In second grade, I wasn’t permitted to use adult scissors, so I improvised with a pair of safety scissors, the small sort with padded grips and a rounded wide tip stored beside my construction paper and rubber cement.  I gathered a tight handful of all her bangs and began to clip away.  I couldn’t accomplish the task in one swift motion as I’d thought.  So I hacked away, standing on my tippy-toes, putting some elbow grease into it, a furled tongue and a stitched brow. 

"There," I said quite pleased that I’d made it all the way through.  And we both stared at her reflection in the mirror, then back down at the wad of hair in the palm of my hand, each of us nodding silently.  Job well done.  This was Janene Jaeger, the neighbor whose bangs I cut off, so close to her skull that the remaining hair looked like a mustache for her forehead.

Earlier that week we were playing Monkey in The Middle with my mother.  I guess we didn’t have a third child to join us at that age. The object of the game, everyone knew, was to keep whatever object you happened to have away from the clutches of the designated "monkey."  We were cliche and used a ball.  Who’s really going to fight you for a ball?  A kickball at that.  And we wouldn’t even be kicking it.  It would be an underhanded toss, the kind where you crouch down low, as if you’re bowling with two hands, then use your upward momentum to fling it high into the air, watching it brush the leaves of an old Maple tree.  It was as if we were playing SPUD.

My mother and Janene tossed the ball using both hands outstretched above their heads.  After watching for a while, I lunged forward, stepping in front of Janene at the last moment, snatching the ball away. 

"Your turn!" I cheered, happy I was no longer stuck in the middle.

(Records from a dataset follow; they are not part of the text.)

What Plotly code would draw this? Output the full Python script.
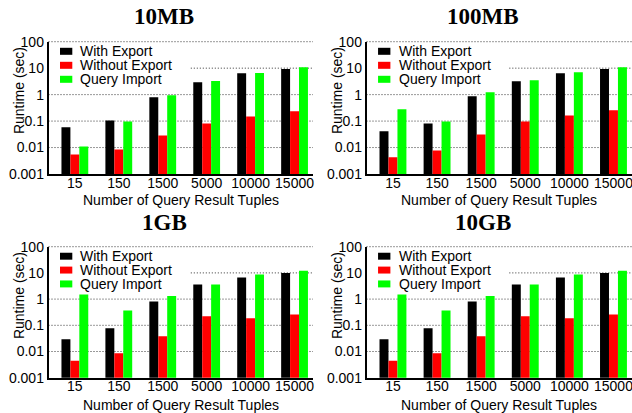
import plotly.graph_objects as go

# ---------------- data ----------------
categories = ["15", "150", "1500", "5000", "10000", "15000"]
panel_titles = ["10MB", "100MB", "1GB", "10GB"]
series_names = ["With Export", "Without Export", "Query Import"]
series_colors = ["#000000", "#ff0000", "#00ff00"]

with_export_10mb = [0.059, 0.106, 0.79, 2.94, 6.46, 9.2]
without_export_10mb = [0.0054, 0.0084, 0.0286, 0.081, 0.150, 0.233]
query_import_10mb = [0.0109, 0.097, 0.94, 3.3, 6.5, 10.9]

with_export_100mb = [0.041, 0.081, 0.86, 3.2, 6.46, 9.2]
without_export_100mb = [0.0043, 0.0077, 0.031, 0.097, 0.164, 0.254]
query_import_100mb = [0.277, 0.097, 1.23, 3.5, 7.05, 10.9]

with_export_1gb = [0.0294, 0.077, 0.81, 3.6, 6.65, 10.0]
without_export_1gb = [0.0044, 0.0086, 0.038, 0.22, 0.185, 0.26]
query_import_1gb = [1.5, 0.37, 1.3, 3.6, 8.6, 12.0]

with_export_10gb = [0.0294, 0.077, 0.81, 3.6, 6.65, 10.0]
without_export_10gb = [0.0044, 0.0086, 0.038, 0.22, 0.185, 0.26]
query_import_10gb = [1.5, 0.37, 1.3, 3.6, 8.6, 12.0]

y_tick_vals = [0.001, 0.01, 0.1, 1, 10, 100]
y_tick_text = ["0.001", "0.01", "0.1", "1", "10", "100"]
x_title = "Number of Query Result Tuples"
y_title = "Runtime (sec)"

panels = [
    (with_export_10mb, without_export_10mb, query_import_10mb),
    (with_export_100mb, without_export_100mb, query_import_100mb),
    (with_export_1gb, without_export_1gb, query_import_1gb),
    (with_export_10gb, without_export_10gb, query_import_10gb),
]

# ---------------- layout geometry ----------------
W, H = 632, 413
SANS = "Liberation Sans, Arial, Helvetica, sans-serif"
SERIF = "Liberation Serif, Times New Roman, serif"
x_domains = [(48.5 / W, 313 / W), (366.5 / W, 1.0), (48.5 / W, 313 / W), (366.5 / W, 1.0)]
y_domains = [(1 - 174 / H, 1 - 41.7 / H), (1 - 174 / H, 1 - 41.7 / H),
             (1 - 377.7 / H, 1 - 246.7 / H), (1 - 377.7 / H, 1 - 246.7 / H)]
title_pos = [(164, 17), (483, 17), (164, 222.5), (483, 222.5)]

fig = go.Figure()
layout = dict(
    width=W, height=H, template="none",
    margin=dict(l=0, r=0, t=0, b=0, autoexpand=False),
    paper_bgcolor="white", plot_bgcolor="white",
    barmode="group", bargap=0.39, bargroupgap=0,
    showlegend=False,
    font=dict(family=SANS, size=14, color="black"),
)
shapes, annotations = [], []

for i, (vals, title) in enumerate(zip(panels, panel_titles)):
    n = i + 1
    xa = "x" if n == 1 else f"x{n}"
    ya = "y" if n == 1 else f"y{n}"
    for name, color, v in zip(series_names, series_colors, vals):
        fig.add_trace(go.Bar(x=categories, y=v, name=name, marker=dict(color=color, line=dict(width=0)),
                             xaxis=xa, yaxis=ya))
    layout["xaxis" if n == 1 else f"xaxis{n}"] = dict(
        domain=x_domains[i], anchor=ya, type="category", range=[-0.6, 5.42],
        showgrid=False, zeroline=False, showline=True, linecolor="black", linewidth=1.5,
        ticks="", tickfont=dict(size=14, family=SANS), ticklabelstandoff=-5,
    )
    layout["yaxis" if n == 1 else f"yaxis{n}"] = dict(
        domain=y_domains[i], anchor=xa, type="log", range=[-3, 2],
        tickvals=y_tick_vals, ticktext=y_tick_text,
        showgrid=False, zeroline=False, showline=True, linecolor="black", linewidth=1.5,
        ticks="", tickfont=dict(size=14, family=SANS),
    )
    xd = f"{xa} domain"
    yd = f"{ya} domain"
    # dotted horizontal grid lines (decades), the 10-line interrupted by the legend box
    for k in range(1, 6):
        gx0 = 0.538 if k == 4 else 0.0
        shapes.append(dict(type="line", xref=xd, yref=yd, x0=gx0, x1=1.0, y0=k / 5, y1=k / 5,
                           line=dict(color="#333333", width=1, dash="1px,2px"), layer="below"))
    for k, (name, color) in enumerate(zip(series_names, series_colors)):
        yc = [0.9274, 0.8216, 0.7158][k]
        shapes.append(dict(type="rect", xref=xd, yref=yd, x0=0.0435, x1=0.090,
                           y0=yc - 0.0265, y1=yc + 0.0265, fillcolor=color,
                           line=dict(width=0), layer="above"))
        annotations.append(dict(text=name, xref=xd, yref=yd, x=0.117, y=yc,
                                xanchor="left", yanchor="middle", showarrow=False, borderpad=0,
                                font=dict(size=14, family=SANS, color="black")))
    # panel title
    tx, ty = title_pos[i]
    annotations.append(dict(text=f"<b>{title}</b>", xref="paper", yref="paper",
                            x=tx / W, y=1 - ty / H, xanchor="center", yanchor="middle",
                            showarrow=False, font=dict(size=23, family=SERIF, color="black")))
    # axis titles
    x0, x1 = x_domains[i]
    xt_y = 200 if i < 2 else 405
    annotations.append(dict(text=x_title, xref="paper", yref="paper",
                            x=(x0 + x1) / 2, y=1 - xt_y / H, xanchor="center", yanchor="middle",
                            showarrow=False, font=dict(size=14, family=SANS, color="black")))
    yt_y = 91 if i < 2 else 296
    annotations.append(dict(text=y_title, xref="paper", yref="paper", textangle=-90,
                            x=(x0 * W - 29.4) / W, y=1 - yt_y / H, xanchor="center", yanchor="middle",
                            showarrow=False, font=dict(size=14, family=SANS, color="black")))

layout["shapes"] = shapes
layout["annotations"] = annotations
fig.update_layout(**layout)
fig.write_html("out.html", config={"displayModeBar": False},
               post_script="document.body.style.margin='0';document.body.style.padding='0';")
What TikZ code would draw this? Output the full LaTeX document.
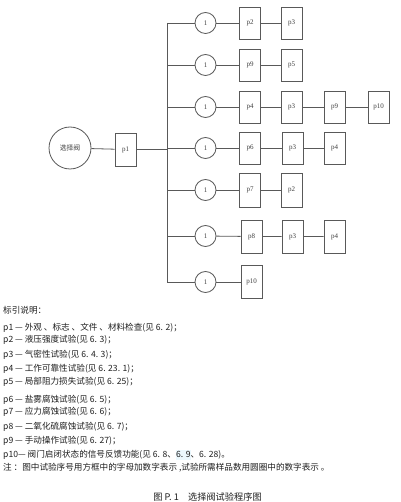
\documentclass[tikz,border=0pt]{standalone}
\usepackage{fontspec}
\setmainfont{Liberation Serif}
\newfontfamily\cjk{Noto Sans CJK SC}
\begin{document}
\begin{tikzpicture}[x=1pt,y=-1pt,
  ln/.style={draw=black!65,line width=0.8pt},
  pbox/.style={ln,minimum width=21pt,minimum height=32pt,inner sep=0pt,font=\fontsize{7}{8}\selectfont,text=black!75},
  cnt/.style={ln,circle,minimum size=21pt,inner sep=0pt,font=\fontsize{7}{8}\selectfont,text=black!75},
  legend/.style={anchor=west,inner sep=0pt,font=\cjk\fontsize{8.6}{9}\selectfont,text=black!88}]
\useasboundingbox (0,0) rectangle (400,502);
\fill[white] (0,0) rectangle (400,502);
% left part
\node[ln,circle,minimum size=42pt,inner sep=0pt,font=\cjk\fontsize{6.8}{7}\selectfont,text=black!75] (sv) at (70,148) {选择阀};
\node[pbox,minimum height=33pt] (p1) at (125.5,149.5) {p1};
\coordinate (tt) at (167,23);
\coordinate (tb) at (167,282);
\coordinate (tm) at (167,149.5);
\draw[ln] (sv) -- (p1);
\draw[ln] (p1) -- (tm);
\draw[ln] (tt) -- (tb);
% rows
\foreach \r/\y in {1/23,2/65,3/107,4/148,5/190,6/236,7/282}{
  \node[cnt] (c\r) at (205.5,\y) {1};
  \coordinate (b\r) at (167,\y);
  \draw[ln] (b\r) -- (c\r);
}
% row1
\node[pbox] (r1a) at (250,23) {p2};
\node[pbox] (r1b) at (291.5,23) {p3};
\draw[ln] (c1) -- (r1a) -- (r1b);
% row2
\node[pbox] (r2a) at (250,65) {p9};
\node[pbox] (r2b) at (291.5,65) {p5};
\draw[ln] (c2) -- (r2a) -- (r2b);
% row3
\node[pbox] (r3a) at (250,107) {p4};
\node[pbox] (r3b) at (291.5,107) {p3};
\node[pbox] (r3c) at (334.5,107) {p9};
\node[pbox] (r3d) at (378.5,107) {p10};
\draw[ln] (c3) -- (r3a) -- (r3b) -- (r3c) -- (r3d);
% row4
\node[pbox] (r4a) at (250,148) {p6};
\node[pbox] (r4b) at (292.5,148) {p3};
\node[pbox] (r4c) at (334.5,148) {p4};
\draw[ln] (c4) -- (r4a) -- (r4b) -- (r4c);
% row5
\node[pbox,minimum height=34pt] (r5a) at (250,190) {p7};
\node[pbox,minimum height=34pt] (r5b) at (291.5,190) {p2};
\draw[ln] (c5) -- (r5a) -- (r5b);
% row6
\node[pbox,minimum height=33pt] (r6a) at (251.5,236.5) {p8};
\node[pbox,minimum height=33pt] (r6b) at (292.5,236.5) {p3};
\node[pbox,minimum height=33pt] (r6c) at (334.5,236.5) {p4};
\draw[ln] (c6) -- (r6a) -- (r6b) -- (r6c);
% row7
\node[pbox,minimum height=33pt] (r7a) at (251.5,282) {p10};
\draw[ln] (c7) -- (r7a);
% legend
\fill[cyan!8] (176,450) rectangle (191,460);
\node[legend] (h) at (3,310) {标引说明：};
\node[legend] (l1) at (3,328) {p1 — 外观 、标志 、文件 、材料检查(见 6. 2)；};
\node[legend] (l2) at (3,340) {p2 — 液压强度试验(见 6. 3)；};
\node[legend] (l3) at (3,355) {p3 — 气密性试验(见 6. 4. 3)；};
\node[legend] (l4) at (3,369) {p4 — 工作可靠性试验(见 6. 23. 1)；};
\node[legend] (l5) at (3,382) {p5 — 局部阻力损失试验(见 6. 25)；};
\node[legend] (l6) at (3,400) {p6 — 盐雾腐蚀试验(见 6. 5)；};
\node[legend] (l7) at (3,412) {p7 — 应力腐蚀试验(见 6. 6)；};
\node[legend] (l8) at (3,427) {p8 — 二氧化硫腐蚀试验(见 6. 7)；};
\node[legend] (l9) at (3,441) {p9 — 手动操作试验(见 6. 27)；};
\node[legend] (l10) at (3,455) {p10— 阀门启闭状态的信号反馈功能(见 6. 8、6. 9、6. 28)。};
\node[legend] (nt) at (3,468) {注 ：图中试验序号用方框中的字母加数字表示 ,试验所需样品数用圆圈中的数字表示 。};
\node[inner sep=0pt,font=\cjk\fontsize{9.2}{10}\selectfont,text=black!88] (cap) at (207.5,497) {图 P. 1\quad 选择阀试验程序图};
\end{tikzpicture}
\end{document}
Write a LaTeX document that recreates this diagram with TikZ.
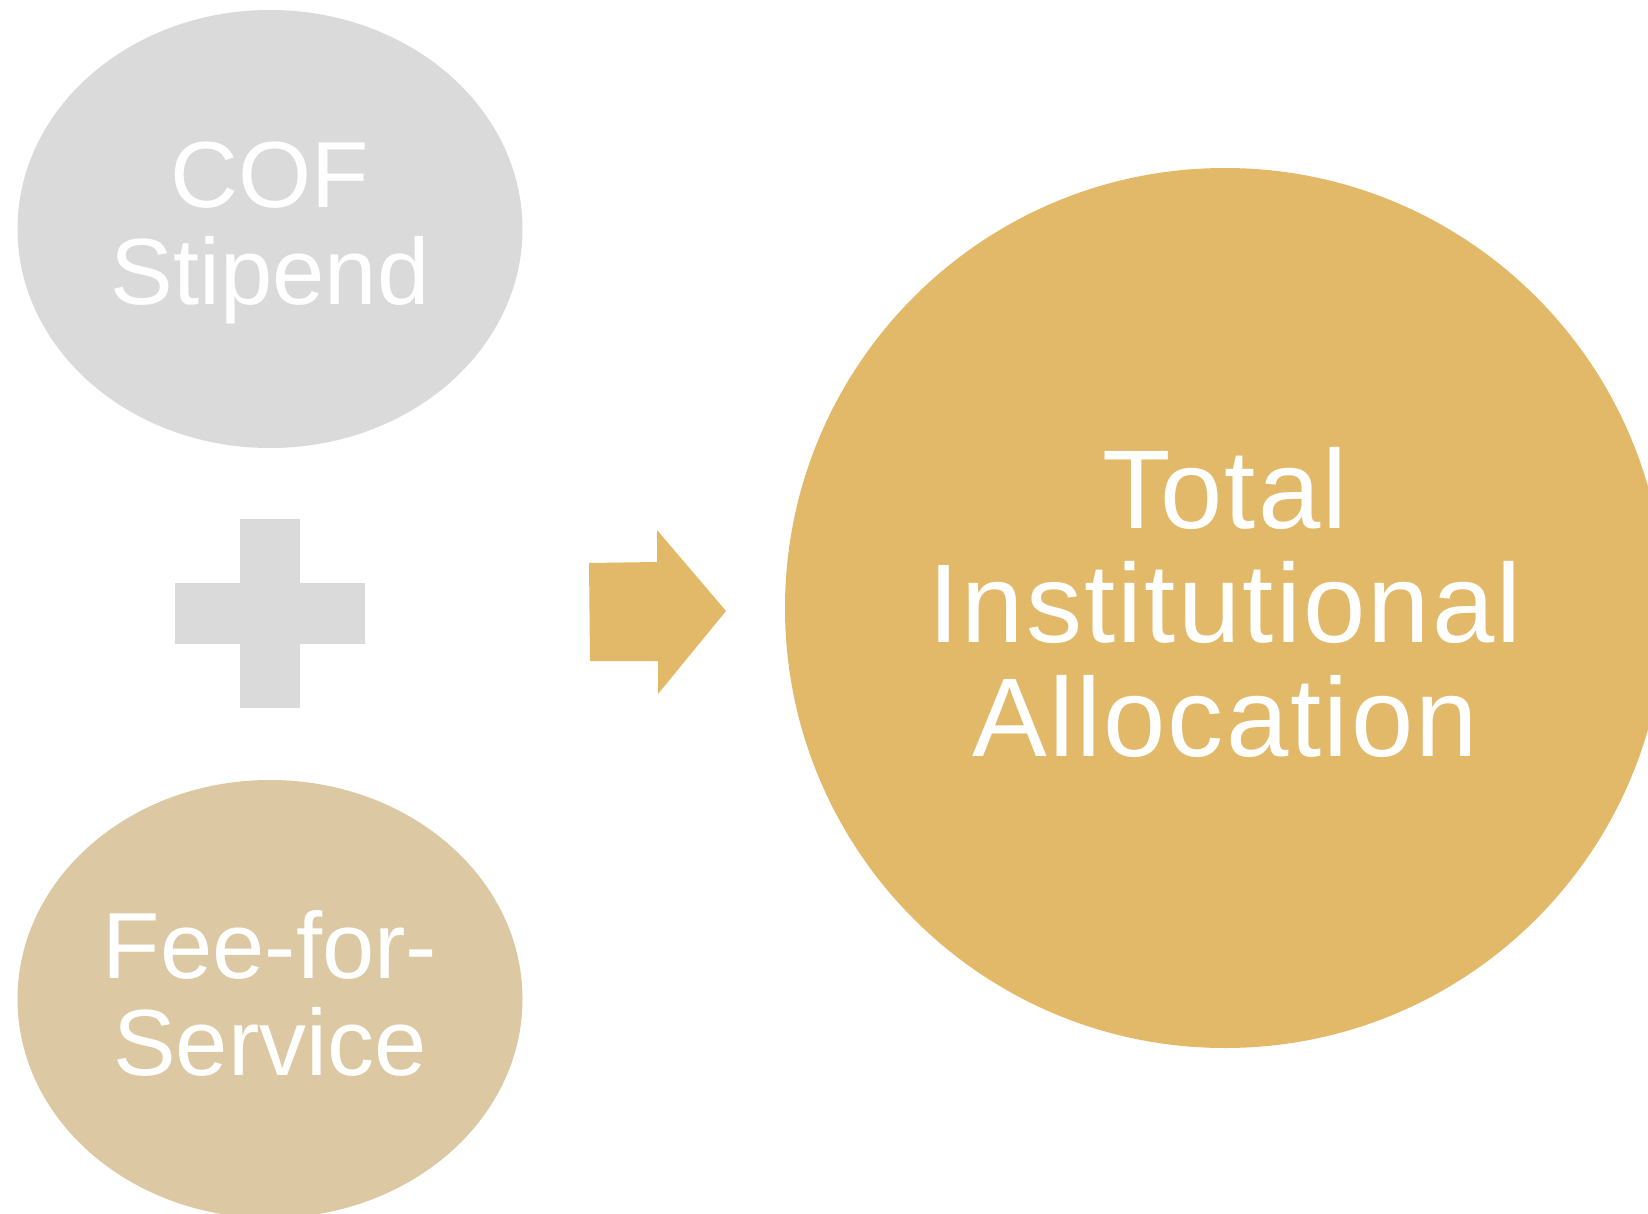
\documentclass[tikz,border=0pt]{standalone}
\usepackage{fontspec}
\setmainfont{Liberation Sans}
\newfontfamily\spacedfont[LetterSpace=2]{Liberation Sans}
\usetikzlibrary{shapes.geometric}
\definecolor{cofgray}{RGB}{218,218,218}
\definecolor{feetan}{RGB}{220,200,162}
\definecolor{totalgold}{RGB}{226,185,104}
\begin{document}
\begin{tikzpicture}[
        x=0.5pt, y=-0.5pt,
        part/.style={ellipse, inner sep=0pt, minimum width=252.5pt, minimum height=219pt,
            text=white, align=center, text depth=5.8pt, font=\fontsize{47}{48.5}\selectfont},
        total/.style={circle, inner sep=0pt, minimum size=440pt, fill=totalgold,
            text=white, align=center, text depth=5.8pt, font=\spacedfont\fontsize{56}{57}\selectfont}
    ]
        \clip (0,0) rectangle (1648,1214);
        \useasboundingbox (0,0) rectangle (1648,1214);
        \node[part, fill=cofgray] (cof) at (270,229) {COF\\Stipend};
        \node[part, fill=feetan] (fee) at (270,999) {Fee-for-\\Service};
        \node[total] (tia) at (1225,608) {Total\\Institutional\\Allocation};
        \fill[cofgray] (240,519) rectangle (300,708);
        \fill[cofgray] (175,583) rectangle (365,644);
        \fill[totalgold] (589,563) -- (657,562) -- (657,530) -- (726,611)
            -- (658,694) -- (658,661) -- (590,661) -- cycle;
    \end{tikzpicture}
\end{document}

After several rounds of a breezy game of catch with my mother, Janene stormed off, taking large deliberate steps, huffing, her hands balled into fists.  My mother and I stood for a moment, wondering if that’d just happened.  Did she just leave? Who does that?

"What a sore loser," my mother said.  It was the first time I’d heard the term, and it didn’t need further explanation.  I knew exactly what she meant.  Janene was a sore loser, which I later learned was synonymous with a spoilsport.  A word I loved to repeat while running around the house and crawling beneath the dining room table. 

"Stephanie, it’s time for dinner," my mother would call out. 

"SPOILSPORT. SPOILSPORT. SPOILSPORT." 

"No, we’re having shrimp."

"Don’t be such a SORE LOSER!"  I’d shout, getting close to my mother’s face, reenacting our afternoon.  "You big SPOILSPORT!"  I was delighted with my new words.  And I kind of like the fact that my mother felt completely at ease calling my friends names behind their backs.  It’s kind of awesome in a "you’re not setting a good example" way.  And those are my favorite memories, the ones where my mother was just being herself.  Where she didn’t concern herself with following rules.  I love that I didn’t have an uptight neurotic mother who did everything just so.  I’m totally going to do a handful of things "wrong," and I can’t wait, even if it makes monkeys out of my kids once they reach middle school, or middle age. I just hope they skip the whole mustache forehead look.